*PROMPT*: Leaving the pictures out, print the lines from the first line of the listing through the line containing "const aYTicks = [4, 5, 6, 7, 8, 9];", exactly as they read, and no others.

*SUPPLIED INFORMATION*:
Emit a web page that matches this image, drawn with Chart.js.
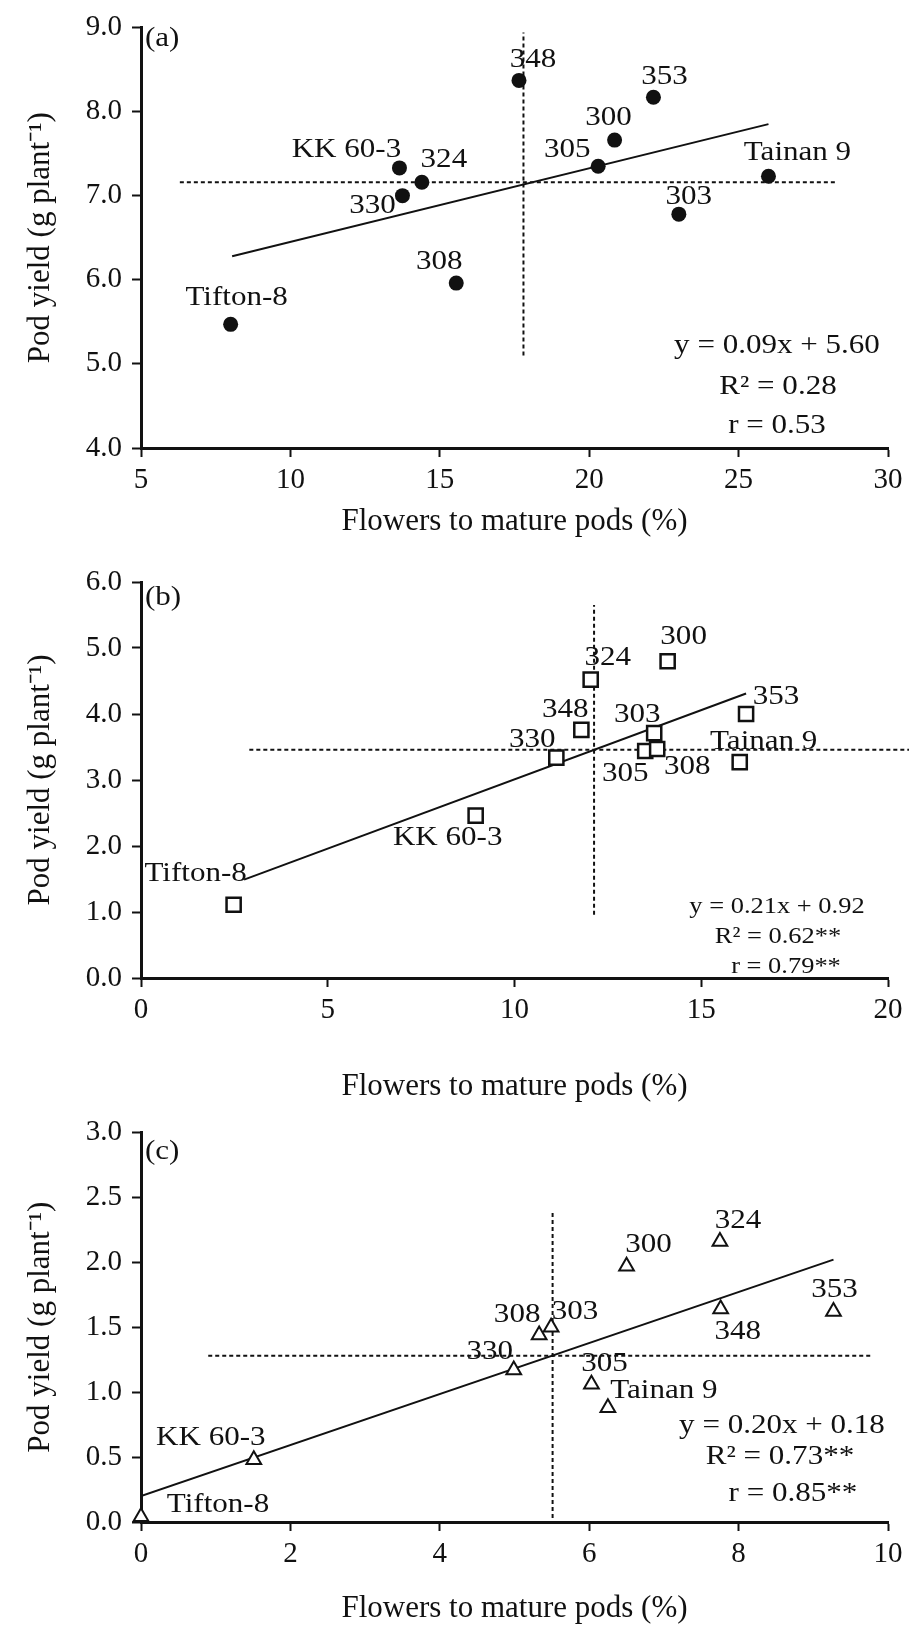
<!DOCTYPE html>
<html>
<head>
<meta charset="utf-8">
<script src="https://cdn.jsdelivr.net/npm/chart.js@4.4.0/dist/chart.umd.min.js"></script>
<style>
  html, body { margin: 0; padding: 0; background: #fff; }
  #wrap { position: relative; width: 909px; height: 1644px; overflow: hidden; }
  .panel { position: absolute; left: 0; width: 909px; }
</style>
</head>
<body>
<div id="wrap">
  <div class="panel" style="top:0px"><canvas id="chartA" width="909" height="540"></canvas></div>
  <div class="panel" style="top:540px"><canvas id="chartB" width="909" height="565"></canvas></div>
  <div class="panel" style="top:1105px"><canvas id="chartC" width="909" height="539"></canvas></div>
</div>
<script>
// genotypes, same order in every panel
const genotypes = ['300', '303', '305', '308', '324', '330', '348', '353', 'Tainan 9', 'KK 60-3', 'Tifton-8'];

// (a)
const aFlowersToPods = [20.85, 23.0, 20.3, 15.55, 14.4, 13.75, 17.65, 22.15, 26.0, 13.65, 8.0];
const aPodYield = [7.66, 6.78, 7.35, 5.96, 7.16, 7.0, 8.37, 8.17, 7.23, 7.33, 5.47];
const aFitX = [8.05, 26.0];
const aFitY = [6.28, 7.85];
const aMeanX = 17.8;
const aMeanY = 7.16;
const aStats = ['y = 0.09x + 5.60', 'R² = 0.28', 'r = 0.53'];
const aXTicks = [5, 10, 15, 20, 25, 30];
const aYTicks = [4, 5, 6, 7, 8, 9];

// (b)
const bFlowersToPods = [14.1, 13.74, 13.5, 13.82, 12.04, 11.12, 11.79, 16.2, 16.03, 8.96, 2.48];
const bPodYield = [4.8, 3.71, 3.44, 3.47, 4.52, 3.34, 3.76, 4.0, 3.27, 2.46, 1.11];
const bFitX = [2.76, 16.2];
const bFitY = [1.49, 4.31];
const bMeanX = 12.13;
const bMeanY = 3.46;
const bStats = ['y = 0.21x + 0.92', 'R² = 0.62**', 'r = 0.79**'];
const bXTicks = [0, 5, 10, 15, 20];
const bYTicks = [0, 1, 2, 3, 4, 5, 6];

// (c)
const cFlowersToPods = [6.5, 5.49, 6.03, 5.33, 7.75, 4.99, 7.76, 9.27, 6.25, 1.51, 0.0];
const cPodYield = [1.97, 1.5, 1.06, 1.44, 2.16, 1.17, 1.64, 1.62, 0.88, 0.48, 0.04];
const cFitX = [0, 9.27];
const cFitY = [0.2, 2.02];
const cMeanX = 5.51;
const cMeanY = 1.28;
const cStats = ['y = 0.20x + 0.18', 'R² = 0.73**', 'r = 0.85**'];
const cXTicks = [0, 2, 4, 6, 8, 10];
const cYTicks = [0, 0.5, 1, 1.5, 2, 2.5, 3];

const SERIF = "'Liberation Serif', 'Times New Roman', serif";
const INK = '#111111';
const WIDEN = 1.15; // the figure's lettering is set a little wide

function pairs(xs, ys) {
    return xs.map((x, i) => ({ x: x, y: ys[i] }));
}

function wideText(ctx, text, x, y) {
    ctx.save();
    ctx.translate(x, y);
    ctx.scale(WIDEN, 1);
    ctx.fillText(text, 0, 0);
    ctx.restore();
}

// draws genotype names, regression stats and the panel letter
function panelText(cfg) {
    return {
        id: 'panelText',
        afterDatasetsDraw(chart) {
            const ctx = chart.ctx;
            const xs = chart.scales.x;
            const ys = chart.scales.y;
            ctx.save();
            ctx.fillStyle = INK;
            ctx.textBaseline = 'middle';
            ctx.textAlign = 'center';
            ctx.font = '27px ' + SERIF;
            genotypes.forEach((name, i) => {
                const off = cfg.offsets[i];
                wideText(ctx, name, xs.getPixelForValue(cfg.x[i]) + off[0], ys.getPixelForValue(cfg.y[i]) + off[1]);
            });
            ctx.font = cfg.statSize + 'px ' + SERIF;
            cfg.stats.forEach((t, i) => {
                wideText(ctx, t, cfg.statPos[i][0], cfg.statPos[i][1]);
            });
            ctx.textAlign = 'left';
            ctx.font = '27px ' + SERIF;
            wideText(ctx, cfg.letter, cfg.letterPos[0], cfg.letterPos[1]);
            ctx.restore();
        }
    };
}

function makePanel(id, p) {
    const height = document.getElementById(id).height;
    return new Chart(document.getElementById(id), {
        type: 'scatter',
        data: {
            datasets: [
                {
                    data: pairs(p.x, p.y),
                    pointStyle: p.marker,
                    pointRadius: p.radius,
                    pointHoverRadius: p.radius,
                    pointBackgroundColor: p.fill,
                    pointBorderColor: INK,
                    pointBorderWidth: p.markerBorder,
                    clip: false
                },
                {
                    data: pairs(p.fitX, p.fitY),
                    showLine: true,
                    borderColor: INK,
                    borderWidth: 2,
                    pointRadius: 0
                },
                {
                    data: [{ x: p.hLine[0], y: p.meanY }, { x: p.hLine[1], y: p.meanY }],
                    showLine: true,
                    borderColor: INK,
                    borderWidth: 2,
                    borderDash: [4, 3],
                    pointRadius: 0,
                    clip: false
                },
                {
                    data: [{ x: p.meanX, y: p.vLine[0] }, { x: p.meanX, y: p.vLine[1] }],
                    showLine: true,
                    borderColor: INK,
                    borderWidth: 2,
                    borderDash: [4, 3],
                    pointRadius: 0
                }
            ]
        },
        options: {
            responsive: false,
            animation: false,
            devicePixelRatio: 1,
            layout: {
                padding: { top: p.top, right: 21, left: 0, bottom: 0 }
            },
            plugins: {
                legend: { display: false },
                tooltip: { enabled: false }
            },
            scales: {
                x: {
                    type: 'linear',
                    min: p.xTicks[0],
                    max: p.xTicks[p.xTicks.length - 1],
                    afterBuildTicks: (s) => { s.ticks = p.xTicks.map(v => ({ value: v })); },
                    afterFit: (s) => { s.height = height - p.bottom; },
                    border: { display: true, color: INK, width: 3 },
                    grid: { drawOnChartArea: false, drawTicks: true, tickLength: 9, tickWidth: 2, tickColor: INK },
                    ticks: {
                        color: INK,
                        padding: 6,
                        font: { family: SERIF, size: 29 },
                        callback: (v) => String(v)
                    },
                    title: {
                        display: true,
                        text: 'Flowers to mature pods (%)',
                        color: INK,
                        font: { family: SERIF, size: 31 },
                        padding: { top: 0, bottom: p.titlePad }
                    }
                },
                y: {
                    type: 'linear',
                    min: p.yTicks[0],
                    max: p.yTicks[p.yTicks.length - 1],
                    afterBuildTicks: (s) => { s.ticks = p.yTicks.map(v => ({ value: v })); },
                    afterFit: (s) => { s.width = 141; },
                    border: { display: true, color: INK, width: 3 },
                    grid: { drawOnChartArea: false, drawTicks: true, tickLength: 9, tickWidth: 2, tickColor: INK },
                    ticks: {
                        color: INK,
                        padding: 10,
                        font: { family: SERIF, size: 29 },
                        callback: (v) => Number(v).toFixed(1)
                    },
                    title: {
                        display: true,
                        text: 'Pod yield (g plant⁻¹)',
                        color: INK,
                        font: { family: SERIF, size: 31 },
                        padding: { top: 22, bottom: 0 }
                    }
                }
            }
        },
        plugins: [panelText({
            x: p.x, y: p.y, offsets: p.offsets,
            stats: p.stats, statPos: p.statPos, statSize: p.statSize,
            letter: p.letter, letterPos: p.letterPos
        })]
    });
}

makePanel('chartA', {
    x: aFlowersToPods, y: aPodYield, fitX: aFitX, fitY: aFitY,
    meanX: aMeanX, meanY: aMeanY, hLine: [6.3, 28.25], vLine: [5.1, 8.94],
    xTicks: aXTicks, yTicks: aYTicks,
    marker: 'circle', radius: 7.5, fill: INK, markerBorder: 0,
    top: 21, bottom: 448, titlePad: 0,
    stats: aStats, statSize: 27, statPos: [[777, 346], [778, 387], [777, 426]],
    letter: '(a)', letterPos: [145, 39],
    offsets: [[-6, -22], [10, -17], [-31, -16], [-17, -21], [22, -22], [-30, 10], [14, -20], [11, -20], [29, -23], [-53, -18], [6, -26]]
});

makePanel('chartB', {
    x: bFlowersToPods, y: bPodYield, fitX: bFitX, fitY: bFitY,
    meanX: bMeanX, meanY: bMeanY, hLine: [2.9, 20.65], vLine: [0.96, 5.65],
    xTicks: bXTicks, yTicks: bYTicks,
    marker: 'rect', radius: 10, fill: '#ffffff', markerBorder: 2.5,
    top: 42, bottom: 438, titlePad: 0,
    stats: bStats, statSize: 23, statPos: [[777, 367], [778, 397], [786, 427]],
    letter: '(b)', letterPos: [145, 58],
    offsets: [[16, -24], [-17, -18], [-20, 23], [30, 18], [17, -22], [-24, -18], [-16, -20], [30, -17], [24, -20], [-28, 22], [-38, -31]]
});

makePanel('chartC', {
    x: cFlowersToPods, y: cPodYield, fitX: cFitX, fitY: cFitY,
    meanX: cMeanX, meanY: cMeanY, hLine: [0.9, 9.77], vLine: [0.03, 2.38],
    xTicks: cXTicks, yTicks: cYTicks,
    marker: 'triangle', radius: 8.5, fill: '#ffffff', markerBorder: 2,
    top: 25, bottom: 417, titlePad: 17,
    stats: cStats, statSize: 27, statPos: [[782, 321], [780, 352], [793, 389]],
    letter: '(c)', letterPos: [145, 47],
    offsets: [[22, -21], [24, -15], [13, -20], [-22, -20], [18, -21], [-24, -18], [17, 23], [1, -22], [56, -17], [-43, -22], [77, -12]]
});
</script>
</body>
</html>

*ANSWER TO THIS TASK*:
Emit a web page that matches this image, drawn with Chart.js.
<!DOCTYPE html>
<html>
<head>
<meta charset="utf-8">
<script src="https://cdn.jsdelivr.net/npm/chart.js@4.4.0/dist/chart.umd.min.js"></script>
<style>
  html, body { margin: 0; padding: 0; background: #fff; }
  #wrap { position: relative; width: 909px; height: 1644px; overflow: hidden; }
  .panel { position: absolute; left: 0; width: 909px; }
</style>
</head>
<body>
<div id="wrap">
  <div class="panel" style="top:0px"><canvas id="chartA" width="909" height="540"></canvas></div>
  <div class="panel" style="top:540px"><canvas id="chartB" width="909" height="565"></canvas></div>
  <div class="panel" style="top:1105px"><canvas id="chartC" width="909" height="539"></canvas></div>
</div>
<script>
// genotypes, same order in every panel
const genotypes = ['300', '303', '305', '308', '324', '330', '348', '353', 'Tainan 9', 'KK 60-3', 'Tifton-8'];

// (a)
const aFlowersToPods = [20.85, 23.0, 20.3, 15.55, 14.4, 13.75, 17.65, 22.15, 26.0, 13.65, 8.0];
const aPodYield = [7.66, 6.78, 7.35, 5.96, 7.16, 7.0, 8.37, 8.17, 7.23, 7.33, 5.47];
const aFitX = [8.05, 26.0];
const aFitY = [6.28, 7.85];
const aMeanX = 17.8;
const aMeanY = 7.16;
const aStats = ['y = 0.09x + 5.60', 'R² = 0.28', 'r = 0.53'];
const aXTicks = [5, 10, 15, 20, 25, 30];
const aYTicks = [4, 5, 6, 7, 8, 9];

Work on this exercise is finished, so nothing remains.